“Por Vida” é fundamental para entender Kali Uchis

A celebração da primeira década do trabalho de estreia da colombiana é, inevitavelmente, a legitimação da carreira de Kali Uchis como um todo

Lançado em 4 de fevereiro de 2015, Por Vida marca a estreia definitiva de Kali Uchis no cenário musical. Ainda uma artista em ascensão na época, com apenas 19 anos e os cabelos descoloridos, a cantora colombiana trazia um trabalho repleto de personalidade, misturando gêneros como soul, R&B, pop alternativo e, é claro, influências latinas. O EP (que tinha outra capa à época) foi disponibilizado gratuitamente na internet. Por ser uma artista independente na era do streaming, essa foi a estratégia de Kali para divulgar seu som por aí. Spoiler: deu certo.

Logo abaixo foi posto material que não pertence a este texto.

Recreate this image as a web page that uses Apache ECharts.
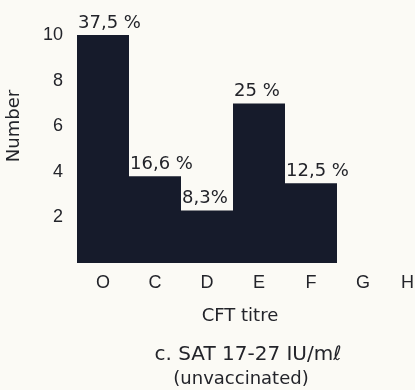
<!DOCTYPE html>
<html><head><meta charset="utf-8">
<script src="https://cdn.jsdelivr.net/npm/echarts@6/dist/echarts.min.js"></script>
<style>html,body{margin:0;padding:0;background:#fbfaf5;}#c{width:415px;height:390px;}</style>
</head><body><div id="c"></div>
<script>
const categories = ['O', 'C', 'D', 'E', 'F', 'G', 'H'];
const counts = [10, 3.8, 2.3, 7, 3.5, null, null];
const percentLabels = ['37,5 %', '16,6 %', '8,3%', '25 %', '12,5 %', '', ''];
const yTicks = [2, 4, 6, 8, 10];
const xTitle = 'CFT titre';
const caption1 = 'c. SAT 17-27 IU/mℓ';
const caption2 = '(unvaccinated)';

const FONT = '"Liberation Sans", Arial, sans-serif';
const WIDE = '"DejaVu Sans", sans-serif';
const INK = '#23242a';
const chart = echarts.init(document.getElementById('c'));
chart.setOption({
  backgroundColor: '#fbfaf5',
  animation: false,
  grid: { left: 77, top: 35, bottom: 127, width: 364, outerBoundsMode: 'none', containLabel: false },
  xAxis: {
    type: 'category',
    data: categories.map((c, i) => i === categories.length - 1
      ? { value: c, textStyle: { align: 'right', padding: [0, 1, 0, 0] } } : c),
    axisLine: { show: false }, axisTick: { show: false },
    axisLabel: { interval: 0, fontSize: 18, fontFamily: FONT, color: INK, margin: 11 }
  },
  yAxis: {
    type: 'value', min: 0, max: 10, interval: 2,
    splitLine: { show: false }, axisLine: { show: false }, axisTick: { show: false },
    axisLabel: {
      fontSize: 18, fontFamily: FONT, color: INK, margin: 14,
      formatter: v => yTicks.includes(v) ? String(v) : ''
    }
  },
  series: [{
    type: 'bar',
    data: counts,
    barCategoryGap: '0%',
    itemStyle: { color: '#161b2b' },
    label: {
      show: true,
      position: [1, -3],
      align: 'left', verticalAlign: 'bottom',
      fontSize: 18, fontFamily: WIDE, color: INK,
      backgroundColor: '#fbfaf5',
      formatter: p => percentLabels[p.dataIndex]
    }
  }],
  graphic: [{
    type: 'text', x: 14, y: 126, rotation: Math.PI / 2,
    style: { text: 'Number', font: '18px ' + WIDE, fill: INK, align: 'center', verticalAlign: 'middle' }
  }],
  title: [
    { text: xTitle, left: 235, top: 302, textAlign: 'center',
      textStyle: { fontSize: 18, fontWeight: 'normal', fontFamily: WIDE, color: INK } },
    { text: caption1, left: 243, top: 340, textAlign: 'center',
      textStyle: { fontSize: 20, fontWeight: 'normal', fontFamily: WIDE, color: INK } },
    { text: caption2, left: 236, top: 365, textAlign: 'center',
      textStyle: { fontSize: 18, fontWeight: 'normal', fontFamily: WIDE, color: INK } }
  ]
});
</script></body></html>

O lançamento de Por Vida aconteceu no mesmo momento em que o R&B alternativo dava seus pulos para ter seu devido destaque, aproveitando a mobilização que artistas como Frank Ocean, FKA Twigs e The Internet vinham fazendo desde o início da década de 2010. Esse alvoroço questionou padrões comerciais do gênero e abriu espaço para criações mais experimentais e sensíveis. Nesse cenário estava Kali Uchis, que, na crista da onda, aproveitou para se jogar no mundo ao flertar com o vintage, mas sem que seu som deixasse de soar contemporâneo. Não demorou muito para que essa fusão sedutora chamada Por Vida chamasse a atenção de críticos e outros músicos influentes.

Dez anos depois, Uchis coleciona parcerias com alguns desses profissionais, a citar Tyler, the Creator, Steve Lacy, Jorja Smith, Bootsy Collins, PARTYNEXTDOOR, Omar Apollo, Summer Walker, além de KAYTRANADA e Matthew Tavares, produtores da faixa “Rush” e companheiros de Kali na conquista do primeiro Grammy da colombiana, conquistado pela composição “10%”.

Por Vida lançou Kali Uchis na indústria como uma artista completa: cantora, compositora e diretora criativa — o projeto, inclusive, antecipou a estética visual e sonora que seria explorada em seus discos seguintes. Ou seja: logo de cara, em seu trabalho primogênito, a colombiana apostou todas as suas fichas. Após vencer na loteria, como uma referência à quarta faixa de Por Vida, cada disco foi como uma escada para Uchis ascender ao reconhecimento e à admiração de quem é fã, bem como de quem também não é.

A sonoridade de Por Vida

Falando sobre a sonoridade do álbum, imagine que você está em um sonho agradável. A temperatura é amena, o sol suave e um vento delicado corre lentamente pelo ar. Você se deita em uma cama de algodão doce rosa. Não há ninguém por perto, porém você não sente solidão. Tudo está em seu devido lugar, não há preocupações ou tempo. Há uma suspensão do mundo, como se tudo flutuasse. Assim é Por Vida: onírico, encantador, espirituoso. As melodias são cativantes e as letras, ora em inglês, ora em espanhol, são introspectivas. Solidão, autoconfiança e busca por liberdade emocional são os temas concêntricos das faixas, e são equilibrados com batidas modernas (algumas que, dez anos depois, viraram démodé) e elementos retrô.

Uma das características mais marcantes do disco é sua capacidade de transitar por diversos gêneros sem perder a coesão. “Rush”, com sua pegada psicodélica, contrasta com o groove suave de “Melting”. A composição que abre Por Vida, “Sycamore Tree”, lança mão do experimentalismo. “Know What I Want” expõe várias camadas de multiculturalismo. 

A primeira década de Por Vida mostra que o disco permanece uma obra fundamental para entender a trajetória de Kali Uchis em sua carreira musical. Não apenas por ser seu trabalho de estreia e, indo além, condensa a generalidade de seu estilo. Se o disco fosse uma fábula, a moral da história seria: siga sua liberdade criativa, sua autenticidade e seus sentimentos. Você colherá muitos frutos antes de chegar ao fim da década.